Mas também gosto das tranquilas, que ouvem e toleram mesmo o que não compreendem, e sabem que, na falta de melhor remédio, o tempo resolve o que elas não podem resolver.

Gosto das pessoas ingénuas, das que o são por natureza ou por crença, e se recusam a aceitar razões que as façam descrer dos outros ou que as tornem definitivamente cépticas.

Mas não gosto menos das que olham o mundo com sagacidade e sabem defender-se de excessos e de enganos.

Gosto de ouvir as pessoas cultas, ainda que, por vezes, a opacidade da sua erudição ou a sua retórica me cansem.

Mas ainda gosto mais das que se dizem ignorantes ou que são tidas por incultas; em geral, sabem sempre mais do que os outros ou elas próprias julgam.

Gosto das pessoas autênticas e genuínas, para quem a vida é um pacto permanente com a verdade.

E gosto das que mentem como último recurso e que, ao mentirem, dizem toda a verdade da sua miséria ou do seu desespero.

Gosto das pessoas poderosas que sabem que nenhum poder é eterno e ilimitado e que são capazes de abdicar desse poder.

E das que, sem qualquer poder, agem com o empenho e a convicção dos poderosos.

E gosto de muitas, muitas outras pessoas… De muitas mais do que aquelas de que não gosto.

Acerca destas, podia dizer que não gosto das pessoas inacessíveis e convencidas, sempre tão cheias de narcisismo e de autocomplacência.

Podia também afirmar que não gosto das desconfiadas, que, antes de desconfiarem dos outros, já nem sequer confiam nelas próprias.

E ainda acrescentar que detesto as que não são capazes de um gesto franco e generoso, de tão perdidas no seu calculismo do “deve e haver”, ou na sua rasteira mesquinhez.

Prefiro, em síntese, dizer que o que não suporto mesmo são as pessoas que desistem de viver e cultivam o irremediável, como definitivo álibi.

Mas sei o quanto os sentimentos são incertos e fugazes: quando uma pessoa me olha nos olhos, nesse momento irredutível, há sempre algo de novo a acontecer.

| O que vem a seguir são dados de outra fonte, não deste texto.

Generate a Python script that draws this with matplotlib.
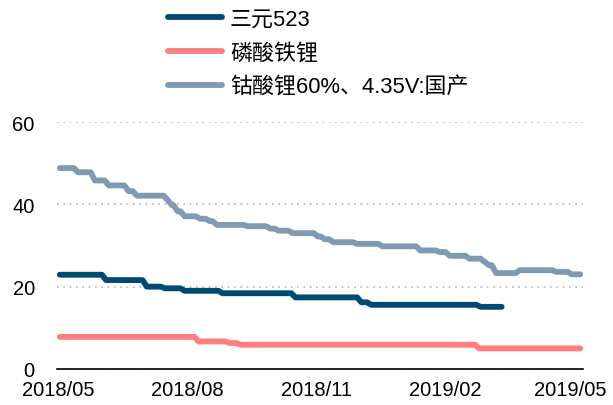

E essa simples descoberta, se não me faz esquecer o pior do já vivido, faz-me, pelo menos, acreditar que, nela e em mim, o melhor ainda é possível.

 

Na Introdução à obra editada em 2022, Didática do Português. Sinais de um percurso de vida, podemos ler que

«Didática do Português – Fundamentos e Metodologia continua ainda hoje a ser a referência bibliográfica mais citada em trabalhos de formação de professores de Português e de investigação didática no campo do ensino e da aprendizagem da língua portuguesa (sobretudo na vertente de L1). Este facto, sinal do valor do seu pensamento didático, tem contribuído para a estabilização de uma configuração específica da aula de Português.

A interrogação, reflexão e ação de Emília Amor, no campo da Didática do Português, não se esgotou nesta obra seminal. Tem antes sido uma atitude permanente e integrada numa vida de entrega absoluta ao ensino e aprendizagem do português.»

 

Emília Amor era sócia honorária da APP, esteve ligada à sua criação e fez parte da direção, entre 1983 e 1986. O seu legado, na área da Didática do Português, da Lexicografia, da Escrita, também a autobiográfica, e da Leitura, também a literária, ficará connosco, sempre.

Em sua homenagem, o Núcleo de Investigação em Didática da APP atribui anualmente o Prémio Emília Amor de investigação em Didática do Português | APP, cujos primeiros vencedores foram galardoados durante o 15.º ENAPP, em Lisboa, no dia 12 de abril de 2023.